ANA HOFFNER
The Queerness of Memory – Historicity, Belatedness and Embodiment of Trauma
The artistic research project “The Queerness of Memory – Historicity, Belatedness and the Embodiment of Trauma” intervenes in contemporary politics of memory through a number of photographic, performative, and cinematic investigations. As both, a theoretical concept and a tool for artistic exploration, the project follows the assumption that memory is shaped by queerness and that remembering is mostly a strange, ungraspable and actively constructed process, which allows to reshape its sociopolitical, historical and economic formations. The project emphasizes the role of desire for politics of remembrance and challenges to think if there might also be pleasures to be found between remembering and neglecting, between knowing and not knowing, instead of traumatic loss and pain. “After the Transformation” and “Transferred Memories – Embodied Documents” as well as two photographic works “Future Anterior: Illustrations of War” and “The Queer Family Album” focus thereby on the transformations in Eastern Europe after 1989 and the wars in former Yugoslavia. “After the Transformation” actively uses the concept of the queerness of memory in order to rework the notion of Eastern European transformation.
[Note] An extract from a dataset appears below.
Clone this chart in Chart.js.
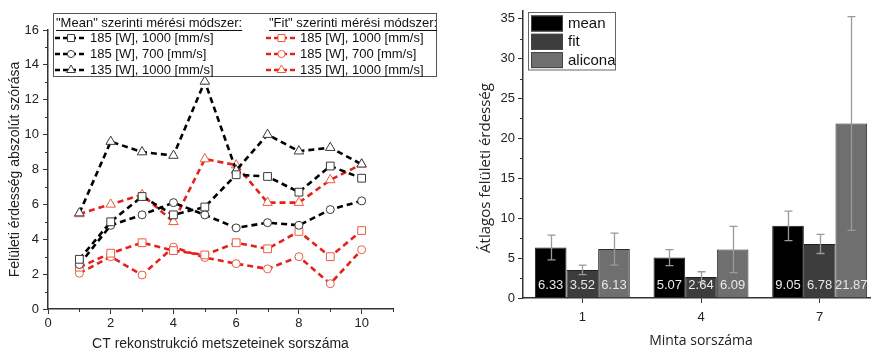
<!DOCTYPE html>
<html>
<head>
<meta charset="utf-8">
<script src="https://cdn.jsdelivr.net/npm/chart.js@4/dist/chart.umd.min.js"></script>
<style>
html,body{margin:0;padding:0;width:871px;height:353px;overflow:hidden;background:#fff;}
#w1{position:absolute;left:0;top:0;width:445px;height:353px;}
#w2{position:absolute;left:455px;top:0;width:430px;height:353px;}
</style>
</head>
<body>
<div id="w1"><canvas id="c1" width="445" height="353"></canvas></div>
<div id="w2"><canvas id="c2" width="430" height="353"></canvas></div>
<script>
// ---------- Left chart data ----------
const slices = [1, 2, 3, 4, 5, 6, 7, 8, 9, 10];
const meanSquare   = [2.85, 5.0, 6.45, 5.4, 5.85, 7.7, 7.6, 6.7, 8.2, 7.5];
const meanCircle   = [2.55, 4.8, 5.4, 6.1, 5.4, 4.65, 4.95, 4.8, 5.7, 6.2];
const meanTriangle = [5.5, 9.6, 9.0, 8.8, 13.05, 7.95, 10.0, 9.05, 9.25, 8.3];
const fitSquare    = [2.4, 3.2, 3.8, 3.35, 3.1, 3.8, 3.45, 4.45, 3.0, 4.5];
const fitCircle    = [2.05, 3.0, 1.95, 3.55, 2.95, 2.6, 2.3, 3.0, 1.45, 3.4];
const fitTriangle  = [5.45, 6.0, 6.55, 5.0, 8.6, 8.25, 6.1, 6.1, 7.4, 8.3];
const leftXTicks = [0, 2, 4, 6, 8, 10];
const leftXMinor = [1, 3, 5, 7, 9, 11];
const leftYTicks = [0, 2, 4, 6, 8, 10, 12, 14, 16];
const leftYMinor = [1, 3, 5, 7, 9, 11, 13, 15];
const seriesLabels = ['185 [W], 1000 [mm/s]', '185 [W], 700 [mm/s]', '135 [W], 1000 [mm/s]'];
const headerMean = '"Mean" szerinti mérési módszer:';
const headerFit = '"Fit" szerinti mérési módszer:';

// ---------- Right chart data ----------
const samples = ['1', '4', '7'];
const meanVals = [6.33, 5.07, 9.05];
const meanErr = [1.55, 1.0, 1.85];
const fitVals = [3.52, 2.64, 6.78];
const fitErr = [0.6, 0.65, 1.2];
const aliconaVals = [6.13, 6.09, 21.87];
const aliconaErr = [2.0, 2.9, 13.4];
const rightYTicks = [0, 5, 10, 15, 20, 25, 30, 35];
const rightYMinor = [2.5, 7.5, 12.5, 17.5, 22.5, 27.5, 32.5];
const barLabels = ['mean', 'fit', 'alicona'];
const rightYTitle = 'Átlagos felületi érdesség';
const rightXTitle = 'Minta sorszáma';

const FONT = "'Liberation Sans', Arial, sans-serif";
const TFONT = "'Open Sans', sans-serif";
const BLACK = '#000000', RED = '#e3231b';
const BLACK_MK = '#3a3a3a', RED_MK = '#ee5b45';
const AXIS = '#333333';

function pts(arr){ return slices.map((x,i)=>({x:x, y:arr[i]})); }

const minorTicks = {
  id: 'minorTicks',
  afterDraw(chart, args, opts) {
    const ctx = chart.ctx;
    ctx.save();
    ctx.strokeStyle = AXIS; ctx.lineWidth = 1;
    const xs = chart.scales.x, ys = chart.scales.y;
    ctx.beginPath();
    (opts.x || []).forEach(v => {
      const px = Math.round(xs.getPixelForValue(v)) + 0.5;
      ctx.moveTo(px, xs.top); ctx.lineTo(px, xs.top + 3);
    });
    (opts.y || []).forEach(v => {
      const py = Math.round(ys.getPixelForValue(v)) + 0.5;
      ctx.moveTo(ys.right, py); ctx.lineTo(ys.right - 3, py);
    });
    ctx.stroke();
    ctx.restore();
  }
};

function sample(ctx, x1, x2, y, color, mk, style, r) {
  ctx.save();
  ctx.strokeStyle = color; ctx.lineWidth = 2.5; ctx.setLineDash([5, 3]);
  ctx.beginPath(); ctx.moveTo(x1, y); ctx.lineTo(x2, y); ctx.stroke();
  ctx.setLineDash([]);
  ctx.fillStyle = '#fff'; ctx.strokeStyle = mk; ctx.lineWidth = 1;
  Chart.helpers.drawPoint(ctx, {pointStyle: style, radius: r, borderWidth: 1, rotation: 0}, (x1 + x2) / 2, y);
  ctx.restore();
}

const leftLegend = {
  id: 'leftLegend',
  afterDraw(chart) {
    const ctx = chart.ctx;
    ctx.save();
    ctx.fillStyle = '#fff';
    ctx.fillRect(53.5, 13.5, 383, 63);
    ctx.strokeStyle = '#555'; ctx.lineWidth = 1;
    ctx.strokeRect(53.5, 13.5, 383, 63);
    ctx.font = '13px ' + FONT;
    ctx.textBaseline = 'middle';
    ctx.fillStyle = '#111';
    const cols = [
      {hx: 56, sx1: 55, sx2: 87, tx: 90, header: headerMean, color: BLACK, mk: BLACK_MK},
      {hx: 269, sx1: 266, sx2: 297, tx: 300, header: headerFit, color: RED, mk: RED_MK}
    ];
    const styles = [['rect', 5], ['circle', 3.6], ['triangle', 5]];
    const rows = [38, 54, 70];
    cols.forEach(c => {
      ctx.fillStyle = '#111';
      ctx.fillText(c.header, c.hx, 23);
      const w = ctx.measureText(c.header).width;
      ctx.beginPath(); ctx.strokeStyle = '#111'; ctx.lineWidth = 1;
      ctx.moveTo(c.hx, 30.5); ctx.lineTo(c.hx + w, 30.5); ctx.stroke();
      rows.forEach((y, i) => {
        sample(ctx, c.sx1, c.sx2, y, c.color, c.mk, styles[i][0], styles[i][1]);
        ctx.fillStyle = '#111';
        ctx.fillText(seriesLabels[i], c.tx, y);
      });
    });
    ctx.restore();
  }
};

function lineDs(label, arr, color, mk, style, r) {
  return {
    label: label, data: pts(arr), borderColor: color, borderWidth: 2.6, borderDash: [6, 4],
    pointStyle: style, pointRadius: r, pointBackgroundColor: '#fff', pointBorderColor: mk,
    pointBorderWidth: 1, fill: false, tension: 0
  };
}

new Chart(document.getElementById('c1'), {
  type: 'line',
  data: {
    datasets: [
      lineDs('mean ' + seriesLabels[0], meanSquare, BLACK, BLACK_MK, 'rect', 5.5),
      lineDs('mean ' + seriesLabels[1], meanCircle, BLACK, BLACK_MK, 'circle', 4),
      lineDs('mean ' + seriesLabels[2], meanTriangle, BLACK, BLACK_MK, 'triangle', 5.5),
      lineDs('fit ' + seriesLabels[0], fitSquare, RED, RED_MK, 'rect', 5.5),
      lineDs('fit ' + seriesLabels[1], fitCircle, RED, RED_MK, 'circle', 4),
      lineDs('fit ' + seriesLabels[2], fitTriangle, RED, RED_MK, 'triangle', 5.5)
    ]
  },
  options: {
    responsive: false, animation: false,
    layout: {padding: {top: 30, right: 52, left: 0, bottom: 0}},
    plugins: {legend: {display: false}, tooltip: {enabled: false},
      minorTicks: {x: leftXMinor, y: leftYMinor}},
    scales: {
      x: {
        type: 'linear', min: 0, max: 11,
        afterBuildTicks: s => { s.ticks = leftXTicks.map(v => ({value: v})); },
        afterFit: s => { s.height = 44; },
        grid: {drawOnChartArea: false, drawTicks: true, tickLength: 5, tickColor: AXIS, tickWidth: 1},
        border: {display: true, color: AXIS, width: 1.5},
        ticks: {font: {family: FONT, size: 13}, color: '#222', padding: 2, maxRotation: 0},
        title: {display: true, text: 'CT rekonstrukció metszeteinek sorszáma', font: {family: FONT, size: 14}, color: '#222', padding: {top: 0, bottom: 0}}
      },
      y: {
        type: 'linear', min: 0, max: 16,
        afterBuildTicks: s => { s.ticks = leftYTicks.map(v => ({value: v})); },
        afterFit: s => { s.width = 48; },
        grid: {drawOnChartArea: false, drawTicks: true, tickLength: 5, tickColor: AXIS, tickWidth: 1},
        border: {display: true, color: AXIS, width: 1.5},
        ticks: {font: {family: FONT, size: 13}, color: '#222', padding: 4},
        title: {display: true, text: 'Felületi érdesség abszolút szórása', font: {family: FONT, size: 14}, color: '#222', padding: {top: 7, bottom: 0}}
      }
    }
  },
  plugins: [minorTicks, leftLegend]
});

// ---------- Right chart ----------
const errValues = [meanErr, fitErr, aliconaErr];
const barExtras = {
  id: 'barExtras',
  afterDatasetsDraw(chart) {
    const ctx = chart.ctx, ys = chart.scales.y;
    ctx.save();
    chart.data.datasets.forEach((ds, di) => {
      const meta = chart.getDatasetMeta(di);
      meta.data.forEach((el, j) => {
        const v = ds.data[j], e = errValues[di][j];
        const x = Math.round(el.x) + 0.5;
        const yt = ys.getPixelForValue(v + e), yb = ys.getPixelForValue(v - e);
        ctx.strokeStyle = '#9a9a9a'; ctx.lineWidth = 1.3;
        ctx.beginPath();
        ctx.moveTo(x, yt); ctx.lineTo(x, yb);
        ctx.moveTo(x - 4, yt); ctx.lineTo(x + 4, yt);
        ctx.moveTo(x - 4, yb); ctx.lineTo(x + 4, yb);
        ctx.stroke();
      });
    });
    ctx.font = '13px ' + FONT;
    ctx.textAlign = 'center'; ctx.textBaseline = 'middle';
    ctx.fillStyle = '#e8e8e8';
    chart.data.datasets.forEach((ds, di) => {
      const meta = chart.getDatasetMeta(di);
      meta.data.forEach((el, j) => {
        ctx.fillText(ds.data[j].toFixed(2), el.x, ys.getPixelForValue(0) - 13);
      });
    });
    ctx.restore();
  },
  afterDraw(chart) {
    const ctx = chart.ctx;
    ctx.save();
    // y-axis title
    ctx.translate(31, 168);
    ctx.rotate(-Math.PI / 2);
    ctx.font = '15px ' + TFONT; ctx.fillStyle = '#222';
    ctx.textAlign = 'center'; ctx.textBaseline = 'middle';
    ctx.fillText(rightYTitle, 0, 0);
    ctx.restore();
    ctx.save();
    const L = 528 - 455;
    ctx.fillStyle = '#fff';
    ctx.fillRect(L + 0.5, 12.5, 87, 57.5);
    ctx.strokeStyle = '#666'; ctx.lineWidth = 1;
    ctx.strokeRect(L + 0.5, 12.5, 87, 57.5);
    ctx.font = '15px ' + FONT; ctx.textBaseline = 'middle'; ctx.fillStyle = '#111';
    chart.data.datasets.forEach((ds, i) => {
      const y = 15.5 + i * 18.3;
      ctx.fillStyle = ds.backgroundColor;
      ctx.fillRect(L + 3, y, 32, 16);
      ctx.strokeStyle = '#444';
      ctx.strokeRect(L + 3.5, y + 0.5, 31, 15);
      ctx.fillStyle = '#111';
      ctx.fillText(ds.label, L + 40, y + 8.5);
    });
    ctx.restore();
  }
};

new Chart(document.getElementById('c2'), {
  type: 'bar',
  data: {
    labels: samples,
    datasets: [
      {label: barLabels[0], data: meanVals, backgroundColor: '#000000', borderColor: '#1e1e1e', borderWidth: 1},
      {label: barLabels[1], data: fitVals, backgroundColor: '#3d3d3d', borderColor: '#1e1e1e', borderWidth: 1},
      {label: barLabels[2], data: aliconaVals, backgroundColor: '#6f6f6f', borderColor: '#2a2a2a', borderWidth: 1}
    ]
  },
  options: {
    responsive: false, animation: false,
    layout: {padding: {top: 10, right: 6, left: 0, bottom: 0}},
    datasets: {bar: {categoryPercentage: 0.8, barPercentage: 1.0}},
    plugins: {legend: {display: false}, tooltip: {enabled: false},
      minorTicks: {x: [], y: rightYMinor}},
    scales: {
      x: {
        type: 'category', offset: true,
        afterFit: s => { s.height = 55; },
        grid: {offset: false, drawOnChartArea: false, drawTicks: true, tickLength: 5, tickColor: AXIS, tickWidth: 1},
        border: {display: true, color: AXIS, width: 1.5},
        ticks: {font: {family: FONT, size: 13}, color: '#222', padding: 7, maxRotation: 0},
        title: {display: true, text: rightXTitle, font: {family: TFONT, size: 14}, color: '#222', padding: {top: 0, bottom: 4}}
      },
      y: {
        type: 'linear', min: 0, max: 36,
        afterBuildTicks: s => { s.ticks = rightYTicks.map(v => ({value: v})); },
        afterFit: s => { s.width = 68; },
        grid: {drawOnChartArea: false, drawTicks: true, tickLength: 5, tickColor: AXIS, tickWidth: 1},
        border: {display: true, color: AXIS, width: 1.5},
        ticks: {font: {family: FONT, size: 13}, color: '#222', padding: 3},
        title: {display: false}
      }
    }
  },
  plugins: [minorTicks, barExtras]
});
</script>
</body>
</html>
The video is situated in the voice training of a queer person posing questions around a desire for a time after the embodied social and political change. “Transferred memories, embodied documents” works with memory in order to create a queer relation between two performers who deal with images of atrocities of the Bosnian War together. They both describe their view of these images and listen to each other’s descriptions of their reactions, thereby gaining recognition for their affective responses in front of the images. However they do not depend either on an identification with the bodies shown in the footage nor on an identification with each other. Instead they create a queer temporality in which respeaking and restaging of visual material becomes central. “The Queer Family Album” presents familial ties between the Second World War, the Cold War, and the Bosnian War and calls into question the linearity of heteronormative, generation-linked family relationships. “Future Anterior – Illustrations of War” shifts stagings of violence from the fashion world into the field of war reporting and thereby calls attention to the ambivalences of a collective visual memory.
Ana Hoffner is an artist, theorist, performer and mentor based in Vienna. Hoffner understands the artistic field as a place of critical knowledge production, mainly with an interest in Queer Theory, Performance Studies and Visual Cultural Studies. Hoffner’s work questions persistently both production and presentation, research methods as well as the communication of (arts-based) research results through a performative artistic and theoretical practice as well as video, photography and installation. Hoffner has finished the PhD in Practice Program at the Academy of Fine Art Vienna where she is also teaching as Senior Lecturer.